→ EXERCISE OBJECTIVE: From the first line of the data below through the line holding "transform=bg.transAxes))", output each line exactly and leave the pictures out.

→ INFORMATION SUPPLIED:
— BEGIN —
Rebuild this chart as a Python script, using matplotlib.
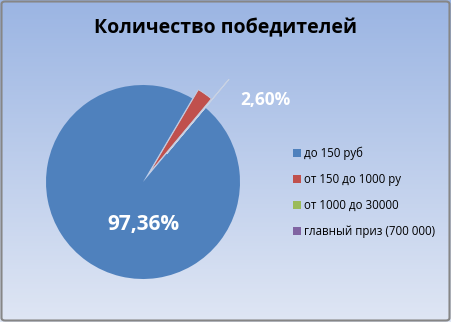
import numpy as np
import matplotlib.pyplot as plt
from matplotlib.patches import FancyBboxPatch

# data
categories = ["до 150 руб", "от 150 до 1000 ру", "от 1000 до 30000", "главный приз (700 000)"]
shares = [97.36, 2.60, 0.02, 0.02]
colors = ["#4f81bd", "#c0504d", "#9bbb59", "#8064a2"]
title = "Количество победителей"

W, H = 451, 322
fig = plt.figure(figsize=(W / 100, H / 100), dpi=100)
plt.rcParams['font.family'] = ['Open Sans', 'DejaVu Sans']

# gradient background
bg = fig.add_axes([0, 0, 1, 1])
top = np.array([155, 181, 227]) / 255
bot = np.array([223, 230, 244]) / 255
t = np.linspace(0, 1, 256)[:, None]
grad = top + (bot - top) * t
bg.imshow(grad[:, None, :].repeat(2, axis=1), aspect='auto', extent=[0, 1, 0, 1])
bg.set_xlim(0, 1)
bg.set_ylim(0, 1)
bg.axis('off')
bg.add_patch(FancyBboxPatch((1.5 / W, 1.5 / H), 1 - 3 / W, 1 - 3 / H,
                            boxstyle="round,pad=0,rounding_size=0.008",
                            fill=False, ec="#868686", lw=1.5,
                            transform=bg.transAxes))

# pie: centre (143, 182) px, radius 97 px
R = 97
cx, cy = 143, 182
span = 3 * R
ax = fig.add_axes([(cx - span / 2) / W, 1 - (cy + span / 2) / H, span / W, span / H])
wedges, _ = ax.pie(shares, colors=colors, startangle=50, counterclock=False,
                   explode=[0, 0.11, 0.38, 0.38], radius=1,
                   wedgeprops=dict(edgecolor='#c8d2e4', linewidth=0.6))
wedges[0].set_edgecolor('none')
ax.set_xlim(-1.5, 1.5)
ax.set_ylim(-1.5, 1.5)
ax.axis('off')

ax.text(0, -0.44, f"{shares[0]:.2f}%".replace('.', ','), color='white',
        fontsize=15, fontweight='bold', ha='center', va='center')
ax.text(1.26, 0.85, f"{shares[1]:.2f}%".replace('.', ','), color='white',
        fontsize=12.5, fontweight='bold', ha='center', va='center')

fig.text(0.5, 1 - 28 / H, title, ha='center', va='center',
         fontsize=14, fontweight='bold', color='black')

fig.legend(wedges, categories, loc='upper left',
           bbox_to_anchor=(287 / W, 1 - 141 / H), frameon=False,
           fontsize=8.3, labelspacing=1.13, handlelength=0.75, handleheight=0.75,
           handletextpad=0.25, borderpad=0)
for h in fig.legends[0].legend_handles:
    h.set_edgecolor('none')

fig.savefig("out.png", dpi=100)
— END —
→ PROBLEM SOLUTION:
Rebuild this chart as a Python script, using matplotlib.
import numpy as np
import matplotlib.pyplot as plt
from matplotlib.patches import FancyBboxPatch

# data
categories = ["до 150 руб", "от 150 до 1000 ру", "от 1000 до 30000", "главный приз (700 000)"]
shares = [97.36, 2.60, 0.02, 0.02]
colors = ["#4f81bd", "#c0504d", "#9bbb59", "#8064a2"]
title = "Количество победителей"

W, H = 451, 322
fig = plt.figure(figsize=(W / 100, H / 100), dpi=100)
plt.rcParams['font.family'] = ['Open Sans', 'DejaVu Sans']

# gradient background
bg = fig.add_axes([0, 0, 1, 1])
top = np.array([155, 181, 227]) / 255
bot = np.array([223, 230, 244]) / 255
t = np.linspace(0, 1, 256)[:, None]
grad = top + (bot - top) * t
bg.imshow(grad[:, None, :].repeat(2, axis=1), aspect='auto', extent=[0, 1, 0, 1])
bg.set_xlim(0, 1)
bg.set_ylim(0, 1)
bg.axis('off')
bg.add_patch(FancyBboxPatch((1.5 / W, 1.5 / H), 1 - 3 / W, 1 - 3 / H,
                            boxstyle="round,pad=0,rounding_size=0.008",
                            fill=False, ec="#868686", lw=1.5,
                            transform=bg.transAxes))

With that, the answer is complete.